Hooks are one of the most underused features in Argo CD. They let you run Kubernetes jobs at specific stages of a deployment, turning GitOps from “apply YAML” into a full release workflow. After a few production scares last year, mainly schema migrations and feature flags racing each other, I doubled down on hooks. Here’s what actually delivered value.

PreSync: stop bad releases early

PreSync hooks run before Argo CD applies your manifests. I standardised a Job named db-guardrail that checks both connectivity and the database schema drift:

apiVersion: batch/v1
kind: Job
metadata:
  name: db-guardrail
  annotations:
    argocd.argoproj.io/hook: PreSync
spec:
  backoffLimit: 0
  template:
    spec:
      restartPolicy: Never
      containers:
        - name: eva
          image: ghcr.io/almogxsh/eva:latest
          command: ["eva", "migrate", "--check"]

If this job fails, maybe because the migration wasn’t committed or the database is unreachable, the sync aborts with a clear error. That’s cheaper than discovering the issue after I’ve already taken pods offline.

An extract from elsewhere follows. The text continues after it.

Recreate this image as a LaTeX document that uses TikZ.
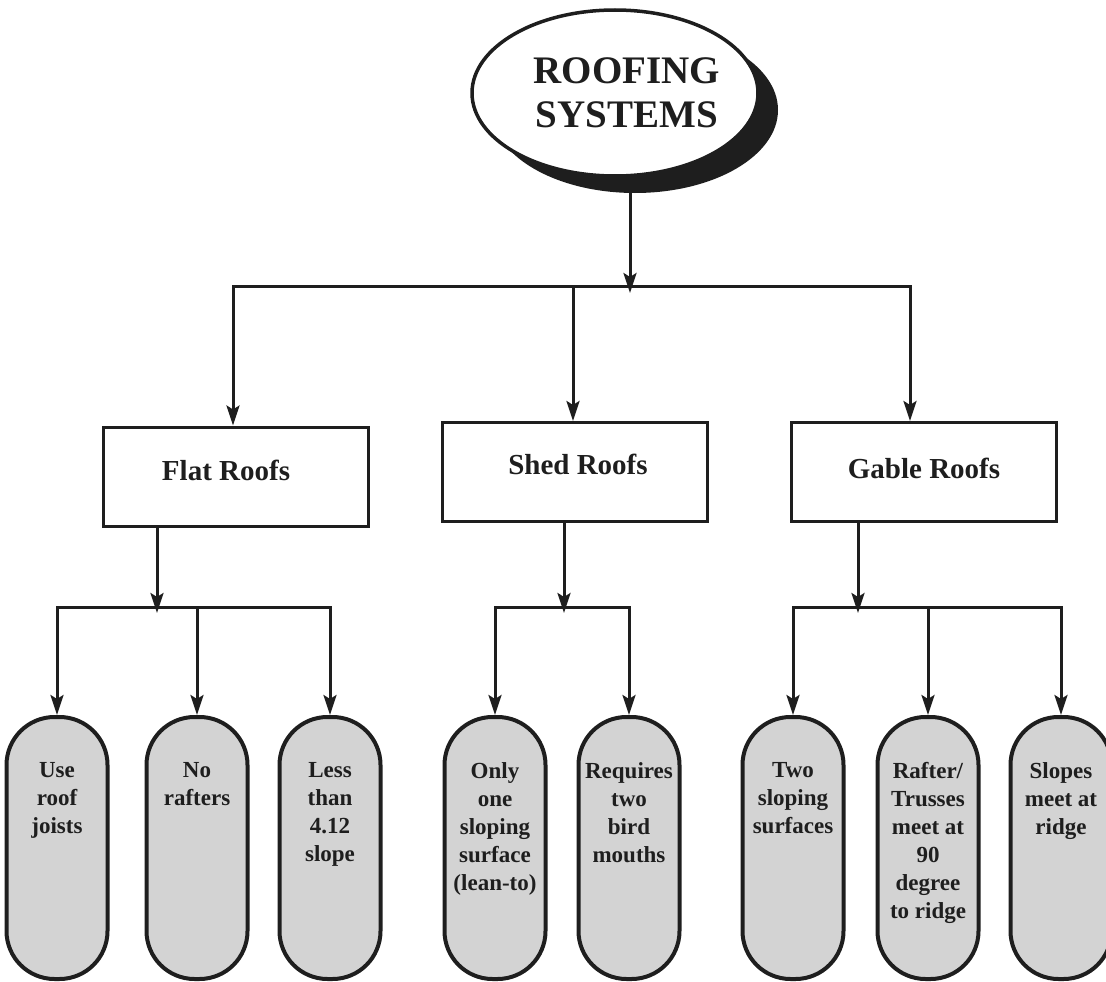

Bonus: enforce feature flag readiness

Another PreSync job calls my flag service to ensure the new flag state matches what the release expects. It prevents the common “feature enabled in production, but rollout stuck in staging” problem.

Sync and Sync-Wave: orchestrate migrations safely

The Sync stage is where Argo CD applies manifests. By introducing sync waves, I can enforce an order:

metadata:
  annotations:
    argocd.argoproj.io/sync-wave: "0"   # migrations
---
metadata:
  annotations:
    argocd.argoproj.io/sync-wave: "1"   # deployment
---
metadata:
  annotations:
    argocd.argoproj.io/sync-wave: "2"   # canary service

Wave 0 runs a migration job with argocd.argoproj.io/hook: Sync. Only after it finishes successfully do I roll out the Deployment (wave 1), and finally update the Service or Gateway (wave 2). This sequence cut failed rollouts by ~70% because database changes are always in place before the application deploys.

PostSync: verify and self-heal

PostSync hooks are great for automated smoke tests. Mine run K6 tests against the public endpoint and emit metrics to Prometheus:

metadata:
  name: rollout-smoke
  annotations:
    argocd.argoproj.io/hook: PostSync
    argocd.argoproj.io/hook-delete-policy: HookSucceeded

If the test fails, Argo CD marks the sync as degraded. I wired a Prometheus alert that pages the on-call engineer and automatically kicks off a rollback by running argocd app rollback with the most recent healthy revision. That rollback is another hook, triggered through an ApplicationSet generator tied to the alert.

Cleanup: don’t leave hooks lying around

Always set hook-delete-policy. I use:

  • HookSucceeded for checks I don’t need after a successful rollout.
  • BeforeHookCreation on PreSync checks so old jobs are deleted before a new sync starts.

Without it, Kubernetes keeps finished jobs forever and your namespace fills up with hook history that makes troubleshooting harder.

Operational tips I wish I knew earlier

  1. Name hooks clearly. pre-db-guardrail beats job-12345. When alarms fire at 2 AM, recognisable names matter.
  2. Log from hooks to the same place as your apps. Central logs help me correlate migrations with deployment issues.
  3. Use retries wisely. For flaky checks like network reachability, a backoffLimit: 2 can save you from paging just because the DB restart overlapped your sync.
  4. Test locally with Argo CD CLI. argocd app sync app-name --dry-run --hook surfaces ordering issues before you touch production.

Argo CD hooks turn GitOps into a full release pipeline without bolting on a separate orchestrator. Start by wrapping risky operations such as database migrations, feature flag flips, or smoke tests and you’ll quickly wonder how you ever shipped without them.